What the task asks: Look over the lines below. Report each one that includes the string "React".

Task data:
========================================================================

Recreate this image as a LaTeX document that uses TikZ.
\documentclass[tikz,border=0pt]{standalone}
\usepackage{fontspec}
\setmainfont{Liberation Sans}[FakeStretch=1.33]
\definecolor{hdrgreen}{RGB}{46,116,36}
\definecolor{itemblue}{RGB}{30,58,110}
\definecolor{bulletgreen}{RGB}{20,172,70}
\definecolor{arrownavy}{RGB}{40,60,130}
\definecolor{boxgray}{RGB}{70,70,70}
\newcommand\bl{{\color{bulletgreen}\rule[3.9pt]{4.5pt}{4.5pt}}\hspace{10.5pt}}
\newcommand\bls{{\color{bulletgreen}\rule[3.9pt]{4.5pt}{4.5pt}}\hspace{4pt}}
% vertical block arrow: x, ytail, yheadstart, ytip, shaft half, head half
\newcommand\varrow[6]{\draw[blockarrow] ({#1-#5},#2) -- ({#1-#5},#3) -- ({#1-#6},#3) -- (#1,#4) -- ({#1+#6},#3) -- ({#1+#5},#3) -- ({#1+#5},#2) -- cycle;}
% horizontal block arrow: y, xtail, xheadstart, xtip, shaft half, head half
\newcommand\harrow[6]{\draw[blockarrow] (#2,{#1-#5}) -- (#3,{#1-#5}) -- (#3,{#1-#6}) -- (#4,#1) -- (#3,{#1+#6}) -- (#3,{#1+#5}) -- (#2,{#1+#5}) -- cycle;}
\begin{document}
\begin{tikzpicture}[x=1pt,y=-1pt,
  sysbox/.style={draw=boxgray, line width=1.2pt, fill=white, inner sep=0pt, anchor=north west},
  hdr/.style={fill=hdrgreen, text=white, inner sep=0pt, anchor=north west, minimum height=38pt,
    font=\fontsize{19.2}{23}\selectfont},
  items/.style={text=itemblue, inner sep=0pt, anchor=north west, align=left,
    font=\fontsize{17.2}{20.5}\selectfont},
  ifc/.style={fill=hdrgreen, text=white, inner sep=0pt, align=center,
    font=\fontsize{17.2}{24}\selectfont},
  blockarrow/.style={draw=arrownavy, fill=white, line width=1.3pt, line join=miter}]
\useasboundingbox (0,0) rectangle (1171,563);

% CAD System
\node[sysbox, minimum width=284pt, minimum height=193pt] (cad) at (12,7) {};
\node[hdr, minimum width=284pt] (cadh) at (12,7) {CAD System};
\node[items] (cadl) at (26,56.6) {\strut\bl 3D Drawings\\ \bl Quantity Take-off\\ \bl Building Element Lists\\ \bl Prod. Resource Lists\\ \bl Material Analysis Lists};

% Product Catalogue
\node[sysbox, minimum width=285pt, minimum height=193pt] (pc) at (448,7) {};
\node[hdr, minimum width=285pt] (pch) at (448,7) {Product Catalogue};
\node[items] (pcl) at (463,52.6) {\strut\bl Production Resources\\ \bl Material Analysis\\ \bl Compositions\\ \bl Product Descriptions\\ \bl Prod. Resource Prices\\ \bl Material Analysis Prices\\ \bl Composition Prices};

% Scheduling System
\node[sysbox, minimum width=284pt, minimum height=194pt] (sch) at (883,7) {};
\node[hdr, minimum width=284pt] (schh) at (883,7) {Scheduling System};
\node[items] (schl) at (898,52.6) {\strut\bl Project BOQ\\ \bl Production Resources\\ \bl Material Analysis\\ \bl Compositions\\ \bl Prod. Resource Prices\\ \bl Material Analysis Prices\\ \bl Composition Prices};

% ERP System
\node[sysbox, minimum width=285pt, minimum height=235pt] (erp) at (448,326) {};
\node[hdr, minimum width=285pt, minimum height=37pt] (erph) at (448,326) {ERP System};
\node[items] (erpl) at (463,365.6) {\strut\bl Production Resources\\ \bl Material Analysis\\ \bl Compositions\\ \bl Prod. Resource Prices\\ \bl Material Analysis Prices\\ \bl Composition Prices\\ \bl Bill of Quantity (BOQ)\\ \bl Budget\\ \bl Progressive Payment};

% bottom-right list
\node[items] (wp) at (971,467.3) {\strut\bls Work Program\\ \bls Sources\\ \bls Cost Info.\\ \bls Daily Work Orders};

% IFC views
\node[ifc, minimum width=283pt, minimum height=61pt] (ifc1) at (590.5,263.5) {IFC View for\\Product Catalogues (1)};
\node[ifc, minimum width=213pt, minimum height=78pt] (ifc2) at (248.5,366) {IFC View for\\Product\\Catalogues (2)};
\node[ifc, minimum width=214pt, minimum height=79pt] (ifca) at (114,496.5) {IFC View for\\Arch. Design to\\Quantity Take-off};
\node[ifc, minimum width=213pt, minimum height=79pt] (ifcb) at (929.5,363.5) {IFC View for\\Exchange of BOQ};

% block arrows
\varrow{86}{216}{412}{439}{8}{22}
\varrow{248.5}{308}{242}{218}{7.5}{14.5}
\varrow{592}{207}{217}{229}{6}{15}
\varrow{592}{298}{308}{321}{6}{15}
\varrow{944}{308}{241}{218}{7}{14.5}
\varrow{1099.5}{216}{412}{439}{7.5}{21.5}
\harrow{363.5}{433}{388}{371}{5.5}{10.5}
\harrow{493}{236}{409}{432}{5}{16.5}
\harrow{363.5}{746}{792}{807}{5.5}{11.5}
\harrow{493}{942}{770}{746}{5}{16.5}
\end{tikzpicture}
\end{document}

========================================================================

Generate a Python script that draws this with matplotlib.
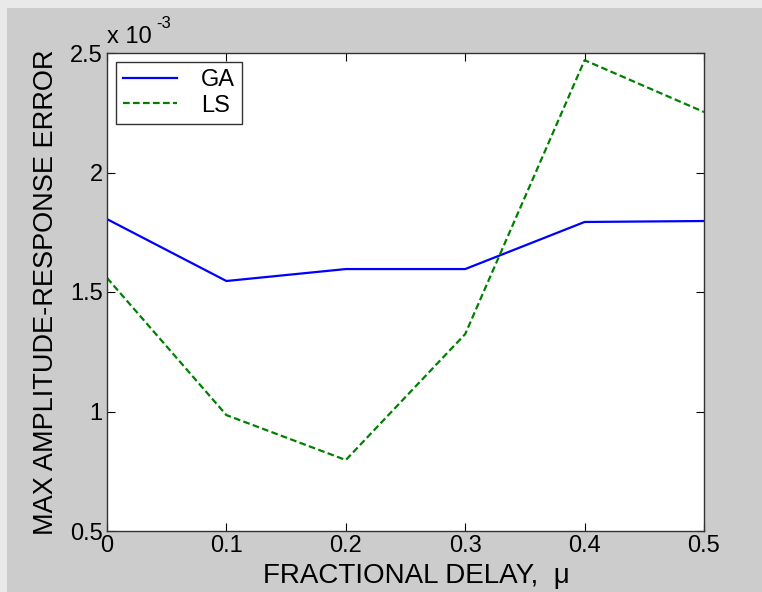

========================================================================

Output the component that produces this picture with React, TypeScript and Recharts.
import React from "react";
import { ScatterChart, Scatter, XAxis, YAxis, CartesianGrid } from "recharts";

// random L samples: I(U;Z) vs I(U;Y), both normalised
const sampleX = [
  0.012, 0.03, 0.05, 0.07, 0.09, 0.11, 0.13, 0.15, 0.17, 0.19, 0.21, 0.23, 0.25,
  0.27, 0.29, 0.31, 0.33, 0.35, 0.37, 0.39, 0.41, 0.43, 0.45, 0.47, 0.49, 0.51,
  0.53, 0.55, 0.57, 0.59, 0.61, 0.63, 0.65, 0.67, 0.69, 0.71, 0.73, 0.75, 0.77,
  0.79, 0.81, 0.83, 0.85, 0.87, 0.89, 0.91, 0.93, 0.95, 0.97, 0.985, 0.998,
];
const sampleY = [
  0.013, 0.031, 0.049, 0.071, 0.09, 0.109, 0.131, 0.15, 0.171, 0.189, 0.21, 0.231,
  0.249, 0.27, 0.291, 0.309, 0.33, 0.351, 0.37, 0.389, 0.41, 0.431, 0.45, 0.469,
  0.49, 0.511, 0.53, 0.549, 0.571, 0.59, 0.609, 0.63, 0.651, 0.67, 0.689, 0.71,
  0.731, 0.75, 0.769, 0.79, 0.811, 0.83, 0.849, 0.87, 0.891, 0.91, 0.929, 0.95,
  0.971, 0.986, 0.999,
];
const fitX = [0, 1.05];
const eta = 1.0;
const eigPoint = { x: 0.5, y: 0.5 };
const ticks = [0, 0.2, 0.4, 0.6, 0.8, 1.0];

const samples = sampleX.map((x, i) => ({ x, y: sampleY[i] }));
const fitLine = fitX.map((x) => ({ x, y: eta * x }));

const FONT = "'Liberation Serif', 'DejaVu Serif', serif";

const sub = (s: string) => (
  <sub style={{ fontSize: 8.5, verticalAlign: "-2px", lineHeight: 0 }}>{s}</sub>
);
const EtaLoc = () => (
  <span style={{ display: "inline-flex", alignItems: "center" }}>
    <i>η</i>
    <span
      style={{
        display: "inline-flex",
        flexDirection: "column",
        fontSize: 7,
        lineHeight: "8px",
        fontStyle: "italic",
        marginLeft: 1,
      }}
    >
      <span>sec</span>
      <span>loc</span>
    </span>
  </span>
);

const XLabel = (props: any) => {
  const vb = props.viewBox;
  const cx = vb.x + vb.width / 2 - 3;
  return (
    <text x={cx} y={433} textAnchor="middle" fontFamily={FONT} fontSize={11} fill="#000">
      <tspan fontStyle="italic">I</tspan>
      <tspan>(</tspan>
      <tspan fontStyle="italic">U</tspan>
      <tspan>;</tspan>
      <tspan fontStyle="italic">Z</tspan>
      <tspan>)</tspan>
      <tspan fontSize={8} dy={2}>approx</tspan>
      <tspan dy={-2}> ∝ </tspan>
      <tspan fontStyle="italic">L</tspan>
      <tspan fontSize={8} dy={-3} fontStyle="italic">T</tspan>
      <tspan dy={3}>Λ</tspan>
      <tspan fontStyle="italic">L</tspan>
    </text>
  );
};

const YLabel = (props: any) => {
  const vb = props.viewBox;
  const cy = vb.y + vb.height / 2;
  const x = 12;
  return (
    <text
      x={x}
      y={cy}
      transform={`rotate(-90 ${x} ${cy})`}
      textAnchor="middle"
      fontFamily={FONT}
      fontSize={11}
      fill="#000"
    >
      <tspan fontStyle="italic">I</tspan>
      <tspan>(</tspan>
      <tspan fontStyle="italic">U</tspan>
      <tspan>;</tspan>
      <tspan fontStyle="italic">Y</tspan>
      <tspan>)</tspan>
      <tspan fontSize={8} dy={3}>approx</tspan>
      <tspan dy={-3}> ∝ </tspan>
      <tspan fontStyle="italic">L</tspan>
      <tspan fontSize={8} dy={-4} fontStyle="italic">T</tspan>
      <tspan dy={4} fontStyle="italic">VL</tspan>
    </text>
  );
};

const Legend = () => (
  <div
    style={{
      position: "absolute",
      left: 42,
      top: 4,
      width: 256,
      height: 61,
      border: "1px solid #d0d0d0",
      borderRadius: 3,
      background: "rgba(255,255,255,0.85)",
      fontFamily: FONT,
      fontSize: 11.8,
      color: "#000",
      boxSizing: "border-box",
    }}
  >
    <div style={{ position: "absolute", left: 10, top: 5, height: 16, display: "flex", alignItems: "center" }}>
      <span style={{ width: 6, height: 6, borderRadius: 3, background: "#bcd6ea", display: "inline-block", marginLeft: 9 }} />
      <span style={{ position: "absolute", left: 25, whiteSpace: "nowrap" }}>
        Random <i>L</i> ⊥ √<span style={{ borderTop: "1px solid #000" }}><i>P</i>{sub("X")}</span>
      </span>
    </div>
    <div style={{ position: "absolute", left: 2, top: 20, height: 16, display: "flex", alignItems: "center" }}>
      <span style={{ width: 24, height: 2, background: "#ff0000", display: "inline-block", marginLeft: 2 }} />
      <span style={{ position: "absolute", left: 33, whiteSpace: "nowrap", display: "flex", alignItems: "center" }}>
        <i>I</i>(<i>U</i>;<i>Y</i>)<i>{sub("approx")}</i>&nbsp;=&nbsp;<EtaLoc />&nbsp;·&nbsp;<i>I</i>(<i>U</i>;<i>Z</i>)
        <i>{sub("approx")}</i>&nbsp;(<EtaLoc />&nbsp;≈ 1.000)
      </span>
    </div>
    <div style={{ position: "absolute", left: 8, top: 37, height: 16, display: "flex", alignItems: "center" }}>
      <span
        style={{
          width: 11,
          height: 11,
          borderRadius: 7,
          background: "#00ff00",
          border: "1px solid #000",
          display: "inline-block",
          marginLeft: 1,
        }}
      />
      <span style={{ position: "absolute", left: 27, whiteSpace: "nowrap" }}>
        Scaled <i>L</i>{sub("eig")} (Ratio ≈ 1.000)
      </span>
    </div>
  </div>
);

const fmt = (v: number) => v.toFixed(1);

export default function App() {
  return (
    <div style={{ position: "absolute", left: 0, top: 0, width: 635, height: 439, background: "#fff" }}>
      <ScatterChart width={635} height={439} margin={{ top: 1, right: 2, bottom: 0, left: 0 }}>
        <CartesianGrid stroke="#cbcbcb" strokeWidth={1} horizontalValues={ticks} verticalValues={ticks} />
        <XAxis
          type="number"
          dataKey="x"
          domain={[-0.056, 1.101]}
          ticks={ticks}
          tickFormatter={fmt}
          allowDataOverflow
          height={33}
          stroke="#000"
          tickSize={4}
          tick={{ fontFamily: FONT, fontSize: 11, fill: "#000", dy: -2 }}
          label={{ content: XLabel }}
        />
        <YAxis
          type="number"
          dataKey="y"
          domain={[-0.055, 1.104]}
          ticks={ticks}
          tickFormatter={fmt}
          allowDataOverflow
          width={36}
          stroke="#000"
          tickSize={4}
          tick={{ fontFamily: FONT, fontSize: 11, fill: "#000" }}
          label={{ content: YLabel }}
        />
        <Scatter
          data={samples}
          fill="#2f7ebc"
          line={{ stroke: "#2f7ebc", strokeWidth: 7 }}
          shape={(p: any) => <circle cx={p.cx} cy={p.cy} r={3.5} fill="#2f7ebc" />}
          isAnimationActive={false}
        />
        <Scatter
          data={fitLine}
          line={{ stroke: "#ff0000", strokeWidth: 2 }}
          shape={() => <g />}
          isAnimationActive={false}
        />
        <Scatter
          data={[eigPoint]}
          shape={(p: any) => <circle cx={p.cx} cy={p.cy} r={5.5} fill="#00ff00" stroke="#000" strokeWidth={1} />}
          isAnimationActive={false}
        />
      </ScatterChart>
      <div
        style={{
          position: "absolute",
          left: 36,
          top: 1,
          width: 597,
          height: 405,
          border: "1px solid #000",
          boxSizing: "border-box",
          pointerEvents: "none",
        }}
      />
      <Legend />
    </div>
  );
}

========================================================================

The solution:
Output the component that produces this picture with React, TypeScript and Recharts.
import React from "react";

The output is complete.